Kami tidak bisa langsung menyimpulkan. Harus dilihat dulu kronologi, peta bidang, hingga riwayat penguasaan tanah,” ujarnya kepada wartawan.

Namun ketika didesak soal dasar hukum penerbitan sertifikat tahun 2009, Steven memilih irit bicara dan hanya menjanjikan “analisis lebih lanjut”.

Langkah BPN yang tampak berhati-hati, bahkan terkesan menghindar, ini menimbulkan pertanyaan serius publik.

Apakah benar ini hanya kesalahan administratif semata, atau ada praktik sistematis yang mengarah pada mafia tanah?

Praktisi hukum Kota Bitung, Christianto Janis, SH,. menilai kasus ini bukan sekadar tumpang tindih administratif.

Ia menegaskan ada indikasi kuat praktik mafia tanah yang memanfaatkan kelengahan, atau bahkan keterlibatan oknum, di instansi pertanahan.

Kalau sertifikat pertama sudah terbit resmi sejak 1998, bagaimana mungkin muncul sertifikat kedua di atas lahan yang sama pada 2009? Ini bukan lagi soal kelalaian, ini indikasi kejahatan terstruktur. Dan BPN tidak bisa cuci tangan,” tegas Janis.

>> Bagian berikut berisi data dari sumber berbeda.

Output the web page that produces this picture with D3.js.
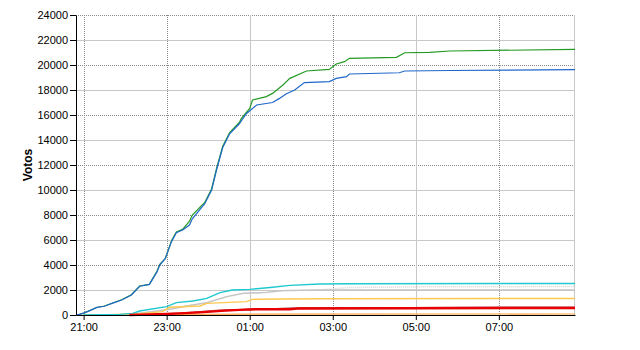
<!DOCTYPE html>
<html>
<head>
<meta charset="utf-8">
<script src="https://cdn.jsdelivr.net/npm/d3@7"></script>
<style>
  body { margin: 0; background: #ffffff; }
  svg { display: block; font-family: "Liberation Sans", Arial, sans-serif; }
</style>
</head>
<body>
<svg id="chart" width="640" height="350"></svg>
<script>
// data: [time, votes]
var yTicks = [0, 2000, 4000, 6000, 8000, 10000, 12000, 14000, 16000, 18000, 20000, 22000, 24000];
var xTicks = ["21:00", "23:00", "01:00", "03:00", "05:00", "07:00"];
var xSolid = ["01:00", "05:00"];

var blueSeries = [
  ["20:49", 0], ["20:54", 50], ["21:00", 150], ["21:09", 350], ["21:19", 610],
  ["21:30", 700], ["21:42", 950], ["21:55", 1200], ["22:09", 1600], ["22:21", 2300],
  ["22:35", 2450], ["22:46", 3450], ["22:50", 4000], ["22:58", 4530], ["23:07", 5870],
  ["23:14", 6590], ["23:23", 6800], ["23:33", 7200], ["23:37", 7700], ["23:55", 8900],
  ["00:05", 10000], ["00:12", 11600], ["00:21", 13400], ["00:31", 14500], ["00:45", 15300],
  ["00:55", 16100], ["01:10", 16800], ["01:33", 17000], ["01:43", 17330], ["01:53", 17700],
  ["02:05", 18000], ["02:19", 18590], ["02:55", 18670], ["03:05", 18930], ["03:20", 19070],
  ["03:24", 19280], ["04:36", 19380], ["04:44", 19520], ["05:49", 19560], ["08:50", 19630]
];
var greenSeries = [
  ["20:49", 0], ["20:54", 50], ["21:00", 150], ["21:09", 360], ["21:19", 600],
  ["21:30", 720], ["21:42", 960], ["21:55", 1220], ["22:09", 1620], ["22:21", 2320],
  ["22:35", 2450], ["22:46", 3500], ["22:50", 4050], ["22:58", 4500], ["23:07", 5950],
  ["23:14", 6650], ["23:23", 6850], ["23:33", 7500], ["23:37", 8000], ["23:55", 9000],
  ["00:05", 10100], ["00:12", 11700], ["00:21", 13500], ["00:31", 14600], ["00:45", 15400],
  ["00:48", 15730], ["01:00", 16530], ["01:04", 17200], ["01:24", 17470], ["01:33", 17730],
  ["01:48", 18400], ["01:58", 18930], ["02:22", 19520], ["02:55", 19650], ["03:05", 20080],
  ["03:17", 20270], ["03:24", 20530], ["04:32", 20610], ["04:44", 20980], ["05:20", 21010],
  ["05:49", 21120], ["08:50", 21250]
];
var cyanSeries = [
  ["21:00", 0], ["21:52", 50], ["22:11", 130], ["22:21", 320], ["23:00", 670],
  ["23:14", 990], ["23:38", 1120], ["23:58", 1330], ["00:17", 1790], ["00:35", 2000],
  ["01:00", 2050], ["01:33", 2220], ["01:58", 2370], ["02:41", 2480], ["03:24", 2500],
  ["08:50", 2520]
];
var greySeries = [
  ["21:00", 0], ["22:00", 50], ["22:21", 150], ["23:04", 450], ["23:29", 720],
  ["23:58", 990], ["00:27", 1470], ["00:50", 1730], ["01:24", 1810], ["01:48", 1950],
  ["02:41", 2000], ["08:50", 2000]
];
var greyDotSeries = [
  ["21:00", 0], ["22:00", 50], ["22:21", 150], ["23:04", 450], ["23:29", 720],
  ["23:58", 990], ["00:27", 1470], ["00:50", 1730], ["01:24", 1810], ["01:48", 1950],
  ["02:41", 2000], ["03:03", 2100], ["03:24", 2200], ["05:05", 2250], ["08:50", 2280]
];
var orangeSeries = [
  ["21:00", 0], ["21:38", 30], ["22:21", 100], ["22:54", 270], ["23:04", 620],
  ["23:48", 720], ["23:58", 930], ["00:55", 1070], ["01:04", 1250], ["02:41", 1300],
  ["08:50", 1320]
];
var purpleSeries = [
  ["22:30", 0], ["00:00", 250], ["01:00", 450], ["02:00", 520], ["06:00", 600],
  ["08:50", 630]
];
var maroonSeries = [
  ["22:20", 0], ["23:20", 150], ["00:17", 380], ["01:14", 470], ["02:12", 560],
  ["08:50", 600]
];
var redSeries = [
  ["22:06", 0], ["22:50", 60], ["23:19", 130], ["23:48", 210], ["00:24", 350],
  ["01:00", 450], ["01:58", 460], ["02:12", 530], ["08:50", 560]
];
var lowSeries = [
  ["21:00", 0], ["23:00", 40], ["01:00", 70], ["08:50", 80]
];

var margin = { top: 15, right: 65, bottom: 35, left: 76 };
var width = 640 - margin.left - margin.right;
var height = 350 - margin.top - margin.bottom;

// times before noon belong to the next day
function parseTime(s) {
  var p = s.split(":");
  var h = +p[0];
  var m = +p[1];
  return new Date(2000, 0, h < 12 ? 2 : 1, h, m);
}

var svg = d3.select("#chart");
var g = svg
  .append("g")
  .attr("transform", "translate(" + margin.left + "," + margin.top + ")");

var x = d3
  .scaleTime()
  .domain([parseTime("20:49"), parseTime("08:50")])
  .range([0, width]);
var y = d3.scaleLinear().domain([0, 24000]).range([height, 0]);

// horizontal grid
g.selectAll(".hgrid")
  .data(yTicks.filter(function (d) { return d > 0; }))
  .enter()
  .append("line")
  .attr("x1", 0)
  .attr("x2", width)
  .attr("y1", function (d) { return Math.round(y(d)) + 0.5; })
  .attr("y2", function (d) { return Math.round(y(d)) + 0.5; })
  .attr("stroke", function (d) { return d % 4000 == 0 ? "#8a8a8a" : "#c8c8c8"; })
  .attr("stroke-dasharray", function (d) { return d % 4000 == 0 ? "1,1" : null; });

// vertical grid
g.selectAll(".vgrid")
  .data(xTicks)
  .enter()
  .append("line")
  .attr("x1", function (d) { return Math.round(x(parseTime(d))) + 0.5; })
  .attr("x2", function (d) { return Math.round(x(parseTime(d))) + 0.5; })
  .attr("y1", 0)
  .attr("y2", height)
  .attr("stroke", function (d) { return xSolid.indexOf(d) >= 0 ? "#c8c8c8" : "#8a8a8a"; })
  .attr("stroke-dasharray", function (d) { return xSolid.indexOf(d) >= 0 ? null : "1,1"; });

// right border
g.append("line")
  .attr("x1", width - 0.5)
  .attr("x2", width - 0.5)
  .attr("y1", 0)
  .attr("y2", height)
  .attr("stroke", "#c8c8c8");

var line = d3
  .line()
  .x(function (d) { return x(parseTime(d[0])); })
  .y(function (d) { return y(d[1]); });

function drawSeries(data, color, w, dash) {
  g.append("path")
    .datum(data)
    .attr("fill", "none")
    .attr("stroke", color)
    .attr("stroke-width", w)
    .attr("stroke-dasharray", dash)
    .attr("d", line);
}

drawSeries(lowSeries, "#ffa040", 1.2, null);
drawSeries(greyDotSeries, "#d4d4d4", 1.5, "1,1");
drawSeries(greySeries, "#c4c4c4", 1.5, null);
drawSeries(orangeSeries, "#ffc850", 1.5, null);
drawSeries(cyanSeries, "#20c8d0", 1.5, null);
drawSeries(purpleSeries, "#d090d8", 1.5, null);
drawSeries(maroonSeries, "#b03838", 1.5, null);
drawSeries(redSeries, "#e80000", 2.5, null);
drawSeries(greenSeries, "#249a24", 1.2, null);
drawSeries(blueSeries, "#1f68c8", 1.2, null);

// axes
var yAxis = g
  .append("g")
  .call(
    d3
      .axisLeft(y)
      .tickValues(yTicks)
      .tickFormat(d3.format("d"))
      .tickSize(6)
      .tickPadding(2)
      .tickSizeOuter(0)
  );
yAxis.select(".domain").attr("stroke", "#000");
yAxis.selectAll("text").style("font-size", "11px").attr("fill", "#000");

var xAxis = g
  .append("g")
  .attr("transform", "translate(0," + height + ")")
  .call(
    d3
      .axisBottom(x)
      .tickValues(xTicks.map(parseTime))
      .tickFormat(d3.timeFormat("%H:%M"))
      .tickSize(5)
      .tickPadding(3)
      .tickSizeOuter(0)
  );
xAxis.selectAll("text").style("font-size", "11px").attr("fill", "#000");

g.append("text")
  .attr("text-anchor", "middle")
  .attr("transform", "rotate(-90)")
  .attr("x", -height / 2)
  .attr("y", -margin.left + 32)
  .attr("font-weight", "bold")
  .attr("font-size", "12px")
  .text("Votos");
</script>
</body>
</html>
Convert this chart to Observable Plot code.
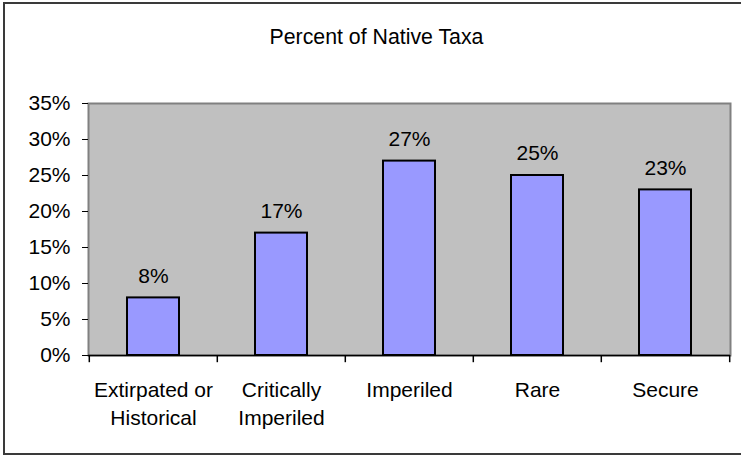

Ia menyebut modus mafia tanah kerap melibatkan pemalsuan dokumen, manipulasi data penguasaan tanah, hingga kolusi dengan oknum lembaga negara.

Jika benar ada keterlibatan internal, ini harus diungkap secara transparan dan pelaku diproses hukum. Karena akibatnya fatal, bisa menimbulkan konflik sosial yang serius.”

Kota Bitung bukan baru kali ini dilanda kasus sengketa tanah akibat sertifikat ganda. Sejumlah laporan serupa terus bermunculan, namun penanganannya selalu berlarut dan minim transparansi.

Masyarakat pun mulai mempertanyakan integritas BPN sebagai lembaga negara.

Kalau lembaga sekelas BPN bisa menerbitkan sertifikat ganda dan tidak bisa memberi kepastian hukum, lalu kita harus percaya pada siapa?” ujar seorang warga Pateten Dua yang enggan disebut namanya

Melihat banyaknya kasus serupa dan dugaan keterlibatan oknum dalam tubuh BPN, sejumlah pihak mendesak agar dilakukan audit menyeluruh terhadap kinerja dan sistem administrasi BPN Bitung.

Bahkan muncul wacana agar lembaga independen atau aparat penegak hukum turun tangan untuk mengusut kasus ini, termasuk potensi tindak pidana seperti pemalsuan, penipuan, dan persekongkolan jahat.

Sudah waktunya aparat hukum tidak hanya menangani konflik antar-warga, tapi masuk ke akar masalah: siapa yang bermain di balik meja? Jangan biarkan mafia tanah menghancurkan kepercayaan publik terhadap hukum dan negara,” tutup Janis.